Tyre stocks were trading mixed on Tuesday. Year to date, JK Tyre (down 33 per cent), CEAT (down 29 per cent), Apollo Tyres (24 per cent), (MRF (down 12 per cent) have all seen sharp falls.

In case of biscuits, the sector is demanding a 5 per cent GST rate against 18 per cent at present with a price tag of Rs 100 per kg or below.

Mayank Shah of Parle says biscuits below Rs 100 per kg are being subjected to higher GST rate at 18 per cent, even though this category of biscuits was actually exempted from excise under the earlier tax regime.

“These are the biscuits consumed by the middle class and lower middle class. Substitutes like rusk are all subject to 5 per cent GST, even though the MRP is much higher. Rusk is typically sold at Rs 150 a kg, whereas biscuits cost Rs 100 per kg,” Shah told ETNOW in an August interview.

In the case of hotels, states are open to a GST cut on hotel tariffs of Rs 7,500 and more to 18 per cent from 28 per cent or to raise the threshold for the higher tax bracket, a government official told ET. Goa and Rajasthan, which generate substantial revenue from tourism, have been pushing for relief on this front.

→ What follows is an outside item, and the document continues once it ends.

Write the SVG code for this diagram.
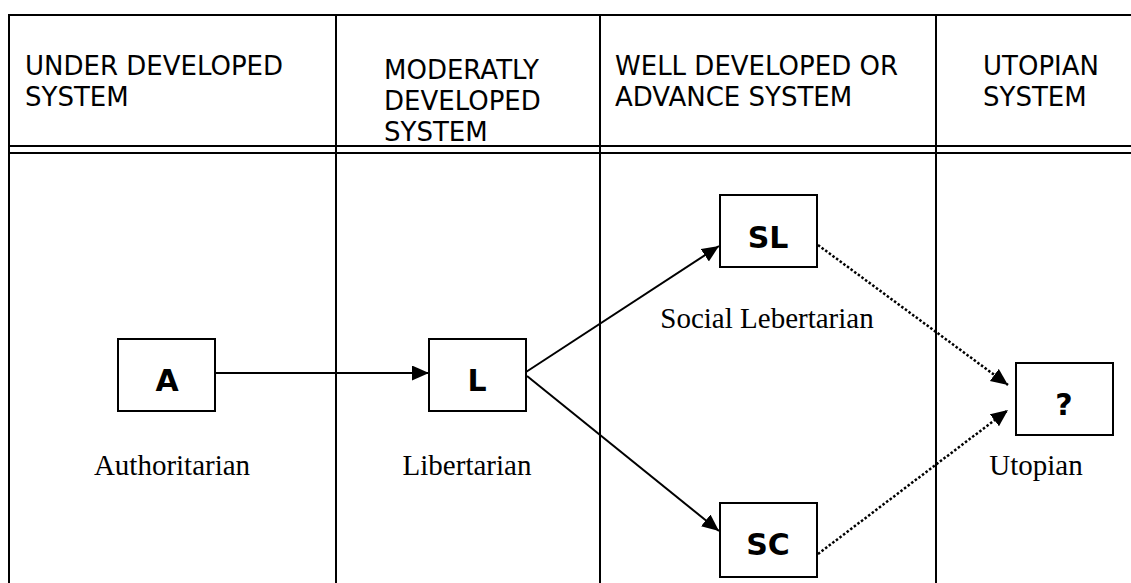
<svg xmlns="http://www.w3.org/2000/svg" width="1131" height="583" viewBox="0 0 1131 583">
<style>
.grid{stroke:#000;stroke-width:2;fill:none}
.hdr{font-family:"DejaVu Sans","Liberation Sans",sans-serif;font-size:26px;fill:#000}
.lbl{font-family:"Liberation Serif","Times New Roman",serif;font-size:29px;fill:#000;text-anchor:middle}
.box{fill:#fff;stroke:#000;stroke-width:2}
.sym{font-family:"Comic Sans MS","DejaVu Sans",sans-serif;font-weight:bold;font-size:30px;fill:#000;text-anchor:middle}
.solid{stroke:#000;stroke-width:2;fill:none}
.dot{stroke:#000;stroke-width:2.5;fill:none;stroke-dasharray:2.5 2}
</style>
<defs>
<marker id="ah" markerUnits="userSpaceOnUse" markerWidth="20" markerHeight="16" refX="17" refY="7.5" orient="auto">
<path d="M0,0 L17,7.5 L0,15 z" fill="#000"/>
</marker>
</defs>
<rect width="1131" height="583" fill="#fff"/>
<g id="table">
<line class="grid" x1="8" y1="15" x2="1131" y2="15"/>
<line class="grid" x1="8" y1="146" x2="1131" y2="146"/>
<line class="grid" x1="8" y1="153" x2="1131" y2="153"/>
<line class="grid" x1="9" y1="14" x2="9" y2="583"/>
<line class="grid" x1="336" y1="14" x2="336" y2="583"/>
<line class="grid" x1="600" y1="14" x2="600" y2="583"/>
<line class="grid" x1="936" y1="14" x2="936" y2="583"/>
</g>
<g id="headers">
<text class="hdr" x="25" y="75">UNDER DEVELOPED</text>
<text class="hdr" x="25" y="106">SYSTEM</text>
<text class="hdr" x="384" y="79">MODERATLY</text>
<text class="hdr" x="384" y="110">DEVELOPED</text>
<text class="hdr" x="384" y="141">SYSTEM</text>
<text class="hdr" x="615" y="75">WELL DEVELOPED OR</text>
<text class="hdr" x="615" y="106">ADVANCE SYSTEM</text>
<text class="hdr" x="983" y="75">UTOPIAN</text>
<text class="hdr" x="983" y="106">SYSTEM</text>
</g>
<g id="connectors">
<line class="solid" x1="215" y1="373" x2="429" y2="373" marker-end="url(#ah)"/>
<line class="solid" x1="526" y1="372" x2="719" y2="246" marker-end="url(#ah)"/>
<line class="solid" x1="527" y1="376" x2="719" y2="531" marker-end="url(#ah)"/>
<line class="dot" x1="818" y1="245" x2="1008" y2="385" marker-end="url(#ah)"/>
<line class="dot" x1="818" y1="554" x2="1008" y2="410" marker-end="url(#ah)"/>
</g>
<g id="node-A">
<rect class="box" x="118" y="339" width="97" height="72"/>
<text class="sym" x="167" y="391">A</text>
<text class="lbl" x="172" y="475">Authoritarian</text>
</g>
<g id="node-L">
<rect class="box" x="429" y="339" width="97" height="72"/>
<text class="sym" x="477" y="391">L</text>
<text class="lbl" x="467" y="475">Libertarian</text>
</g>
<g id="node-SL">
<rect class="box" x="720" y="195" width="97" height="72"/>
<text class="sym" x="768" y="248">SL</text>
<text class="lbl" x="767" y="328">Social Lebertarian</text>
</g>
<g id="node-SC">
<rect class="box" x="720" y="503" width="97" height="74"/>
<text class="sym" x="768" y="555">SC</text>
</g>
<g id="node-U">
<rect class="box" x="1016" y="363" width="97" height="72"/>
<text class="sym" x="1064" y="415">?</text>
<text class="lbl" x="1036" y="475">Utopian</text>
</g>
</svg>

“We are expecting GST cuts for hotel industry and auto. There are demands for GST cuts from across sectors, but other than these two, I see little chances of relief for others. I expect some ‘cess’ hike tobacco products, as the Centre will have to compensate states somehow,” said G Chokkalingam, founder of Equinomics Research & Advisory.

Most hotel stocks traded with losses on Tuesday. Hotel Leelaventures (down 55 per cent), Lemon Tree (24 per cent) and Taj VVK Hotels (down 16 per cent) are down up to 55 per cent so far this calendar.

The GST Council has an arduous task of addressing the macroeconomic issues to fix the economic slowdown and critically evaluate the plea for GST rationalisation, especially for sectors such as automobiles, cement, textile, which have witnessing a consistent slowdown in demand and consequential loss of employment, said Ayush Mehrotra, Tax Partner at Khaitan & Co.

Mehrotra said GST was introduced to widen the tax base and improve tax collection. It would be prudent to ignore the short-term deficit in (revenue) targets due to rate rationalisation, and focus on improving (GST) collections in the long term on account of incremental demand, he said.

Some states feel the economic slowdown could be due to cyclical and structural issues and GST rate cut may not lead to higher consumption, said Deepak Jasani, Head Retail Research at HDFC Securities.

“Some states are worried that the GST rate cut may not be fully passed on to consumers and even if it is done, prices could be increased after some time. The directorate general of anti-profiteering has so far investigated about 125 cases of alleged profiteering and found 60 per cent of sellers at fault,” Jasani said.

Amid a shortfall in tax revenues, a GST rate cuts would force the panel to broaden the base of goods and services on which cess could be levied or increase the cess on some other items, he said.

Meanwhile, considering the widespread leakages and evasion in the GST collections, it is likely that a slew of measures may be announced to improve collections and plug the leakages, said Manish Mishra, Partner J Sagar Associates.

“Also, the compensation framework for the States may get reviewed due to recurring short-falls and increasing losses to the States. Review of the new return mechanism set to be launched from October and extension in the due dates for annual compliances for 2018-19 should take place. Fully electronic and automated refund module may be introduced to speed up the Export refunds process,” Mishra said.